2015.3.2
 
Books (環境と健康Vol.28 No. 1より)

 

ギルバート・ウエルチ, H. 他 2 名 著(北澤京子 訳)

過剰診断−健康診断があなたを病気にする


(株)筑摩書房 ¥ 1,700+税
ISBN978-4-480-86434-5

 

 

 本書では、アメリカでの過剰な健診に警告を発している。先ず高血圧による脳出血や心筋梗塞などを避けるため、軽度の異常値であっても薬の服用を勧めることの誤りが指摘される。高度の高血圧症は治療すべきであるが、問題は軽度の場合である。低血圧による転倒の副作用がある上に、以前は正常とされた軽度の高血圧の人も高血圧症として治療対象に囲い込み、無駄な医療費の出費があるとする。このような過剰診断は糖尿病、高脂血症、骨粗鬆症でも起こっており、委員会が正常値を低くする度に、それまで正常とされた人が患者となる現象が起きると警告する。そしてこのようなボーダーラインの人が薬を服用しても、もともと病気ではないので病気は起きないにも拘らず、あたかも薬の効果のように見なされる。また CT や MRI などの画像診断の普及で軽微な異常も発見されるようになり、症状がなくても胆石、膝軟骨損傷、椎間板ヘルニア、腹部大動脈瘤などと診断され、精密検査や不必要な治療が行なわれる弊害が述べられている。

 なかでも著者が注目しているのが癌のスクリーニングである。前立腺がんで行われる PSA 検査の副作用として、必要のない生検や手術による後遺症が起こる不利益である。これは大規模追跡の結果、PSA 検査をしても死亡率は下がらないので、検査は不要としたアメリカ政府部会の声明とも関係することであろう。

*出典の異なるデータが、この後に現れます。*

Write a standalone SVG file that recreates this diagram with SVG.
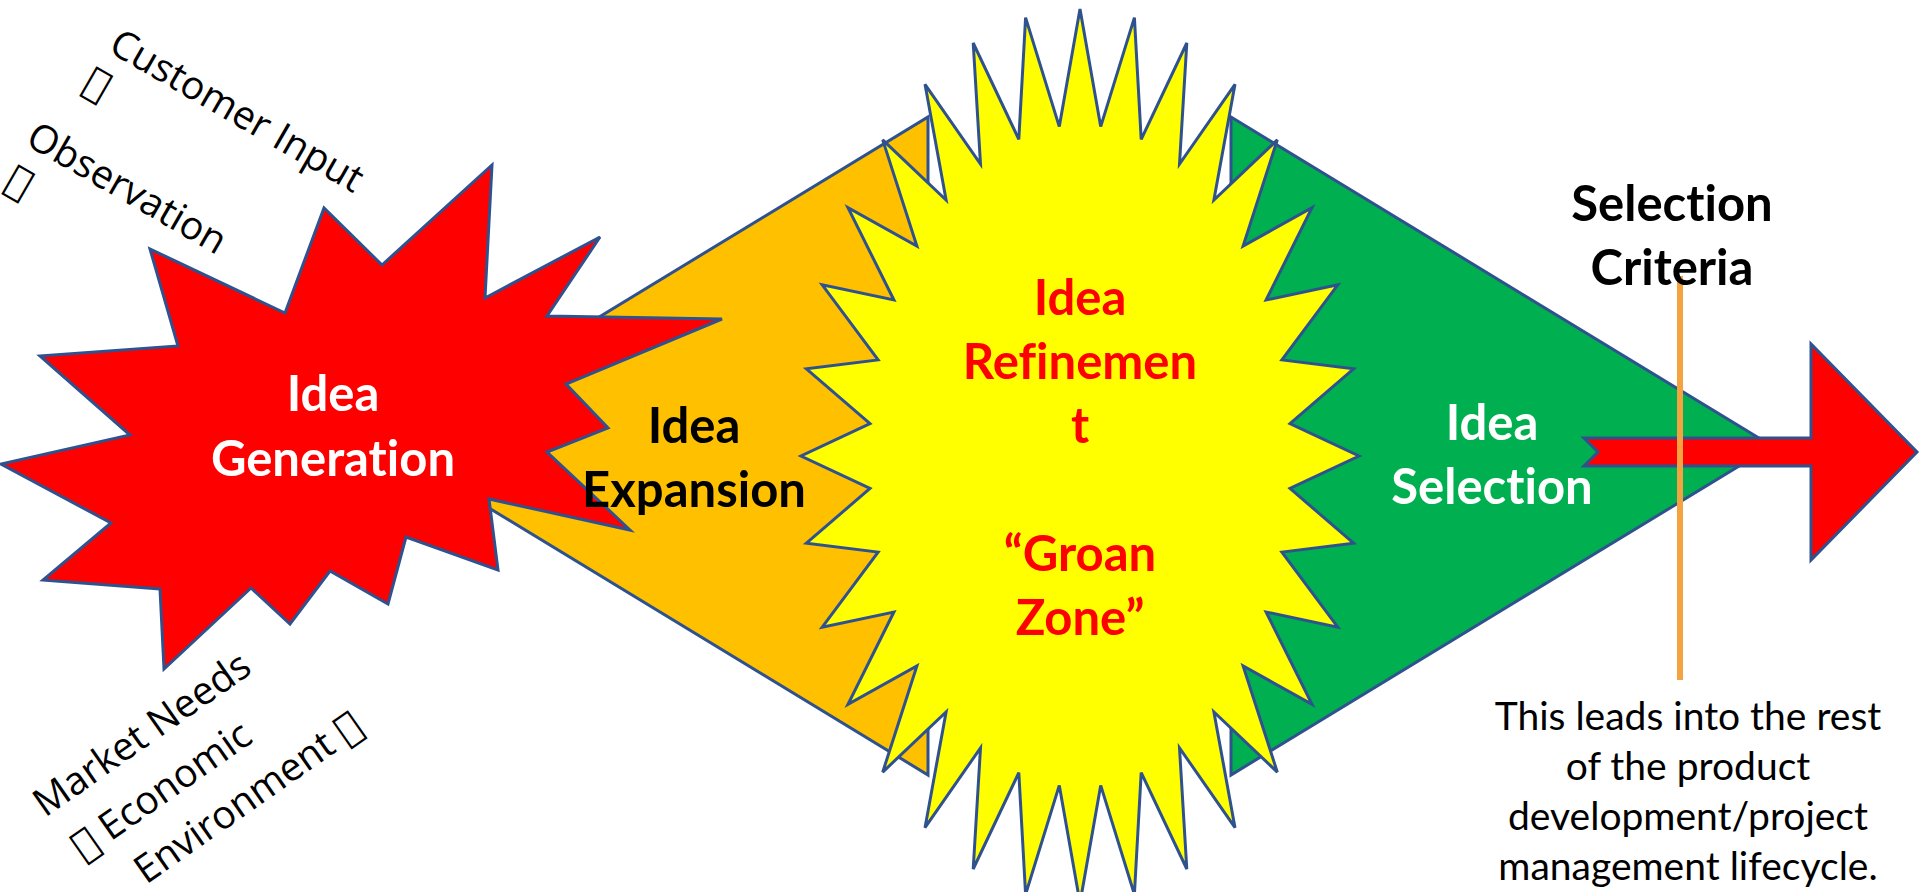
<svg xmlns="http://www.w3.org/2000/svg" width="1920" height="892" viewBox="0 0 1920 892">
<style>
.shape{stroke:#2F528F;stroke-width:3;stroke-linejoin:miter}
text{font-variant-ligatures:none;font-feature-settings:"liga" 0,"clig" 0,"dlig" 0}
.b{font-family:Lato,"Liberation Sans",sans-serif;font-weight:700;font-size:49px;text-anchor:middle}
.w{fill:#FFFFFF}.k{fill:#000000}.r{fill:#FF0000}
.note{font-family:Lato,"Liberation Sans",sans-serif;font-size:39px;text-anchor:middle;fill:#000}
.rot{font-family:"Open Sans","Noto Sans",sans-serif;font-size:39px;fill:#000}
.tofu{font-family:"DejaVu Sans",sans-serif}
</style>
<rect width="1920" height="892" fill="#FFFFFF"/>

<g id="node-idea-expansion">
<polygon class="shape" fill="#FFC000" points="387,446 928,117 928,775"/>
</g>
<g id="node-idea-selection">
<polygon class="shape" fill="#00B050" points="1231,117 1772,446 1231,775"/>
</g>
<g id="node-idea-generation">
<polygon class="shape" fill="#FF0000" points="722,319 566,384 608,428 547,452 630,530 489,499 498,570 406,537 388,604 330,571 290,624 251,588 164,669 160,589 43,580 111,523 1,464 130,435 40,356 178,346 150,249 285,313 324,208 382,265 492,165 485,298 600,237 547,316"/>
</g>
<g id="node-idea-refinement">
<polygon class="shape" fill="#FFFF00" points="1080,9 1100.7,126.6 1134.4,17.6 1141.2,139.3 1186.8,43 1179.5,164.1 1235,84.3 1213.9,200.1 1277.3,139.9 1243.1,246 1312,207.7 1266.1,300 1337.8,284.9 1281.9,359.9 1353.6,368.8 1290,423.6 1359,456 1290,488.4 1353.6,543.2 1281.9,552.1 1337.8,627.1 1266.1,612 1312,704.3 1243.1,666 1277.3,772.1 1213.9,711.9 1235,827.7 1179.5,747.9 1186.8,869 1141.2,772.7 1134.4,894.4 1100.7,785.4 1080,903 1059.3,785.4 1025.6,894.4 1018.8,772.7 973.2,869 980.5,747.9 925,827.7 946.1,711.9 882.7,772.1 916.9,666 848,704.3 893.9,612 822.2,627.1 878.1,552.1 806.4,543.2 870,488.4 801,456 870,423.6 806.4,368.8 878.1,359.9 822.2,284.9 893.9,300 848,207.7 916.9,246 882.7,139.9 946.1,200.1 925,84.3 980.5,164.1 973.2,43 1018.8,139.3 1025.6,17.6 1059.3,126.6"/>
</g>

<g id="connectors">
<polygon id="arrow-next" class="shape" fill="#FF0000" points="1584,438 1811,438 1811,344 1917,452 1811,560 1811,466 1584,466 1598,452"/>
<line id="selection-line" x1="1680" y1="276" x2="1680" y2="680" stroke="#F5A340" stroke-width="6"/>
</g>

<g id="label-generation" class="b w">
<text x="333" y="411">Idea</text>
<text x="333" y="476">Generation</text>
</g>
<g id="label-expansion" class="b k">
<text x="694" y="443">Idea</text>
<text x="694" y="507">Expansion</text>
</g>
<g id="label-refinement" class="b r">
<text x="1080" y="315">Idea</text>
<text x="1080" y="379">Refinemen</text>
<text x="1080" y="443">t</text>
<text x="1080" y="571">“Groan</text>
<text x="1080" y="635">Zone”</text>
</g>
<g id="label-selection" class="b w">
<text x="1492" y="440">Idea</text>
<text x="1492" y="504">Selection</text>
</g>
<g id="selection-criteria" class="b k">
<text x="1672" y="221">Selection</text>
<text x="1672" y="285">Criteria</text>
</g>
<g id="note">
<text class="note" x="1688" y="730">This leads into the rest</text>
<text class="note" x="1688" y="780">of the product</text>
<text class="note" x="1688" y="830">development/project</text>
<text class="note" x="1688" y="880">management lifecycle.</text>
</g>
<g id="inputs-top" class="rot">
<text transform="translate(107,51) rotate(30)">Customer Input</text>
<text transform="translate(81,89) rotate(30)"><tspan class="tofu">&#xF0E0;</tspan></text>
<text transform="translate(24,144) rotate(30)">Observation</text>
<text transform="translate(3,187) rotate(30)"><tspan class="tofu">&#xF0E0;</tspan></text>
</g>
<g id="inputs-bottom" class="rot">
<text transform="translate(45,818) rotate(-35)">Market Needs</text>
<text transform="translate(83,861) rotate(-35)"><tspan class="tofu">&#xF0E0;</tspan> Economic</text>
<text transform="translate(146,885) rotate(-35)">Environment <tspan class="tofu">&#xF0E0;</tspan></text>
</g>
</svg>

乳がん検査のマンモグラフィーについても、検査によって乳がんと診断される患者の増加にも関わらず、むしろ乳がんの死亡例は減少気味であるとの統計結果から、この検査が過剰診断を導くと警告している。

 更に日本でも始まろうとしている遺伝子検査が、将来罹るかも知れない重い疾患に対する不安を引き起こすことや不必要な検査や治療につながることを危惧している。本書執筆の時点では起きていなかったが、女優アンジェリーナ・ジョリーさんの遺伝子診断による乳房切除に対して、著者はどのようなコメントをするか知りたいところである。

 本書執筆に携わった 3 名の医師は、過剰な健康診断が疾患を発見したい医師の職業意識や病気を見逃した時の訴訟を恐れるという動機だけでなく、病院経営の経済的理由や製薬会社や医療器械会社の意向による不純な動機があることを多くの資料で示し、健診の意義を十分に理解した上での理性的な対応を望んでいる。わが国でももって他山の石とすべき意見であろう。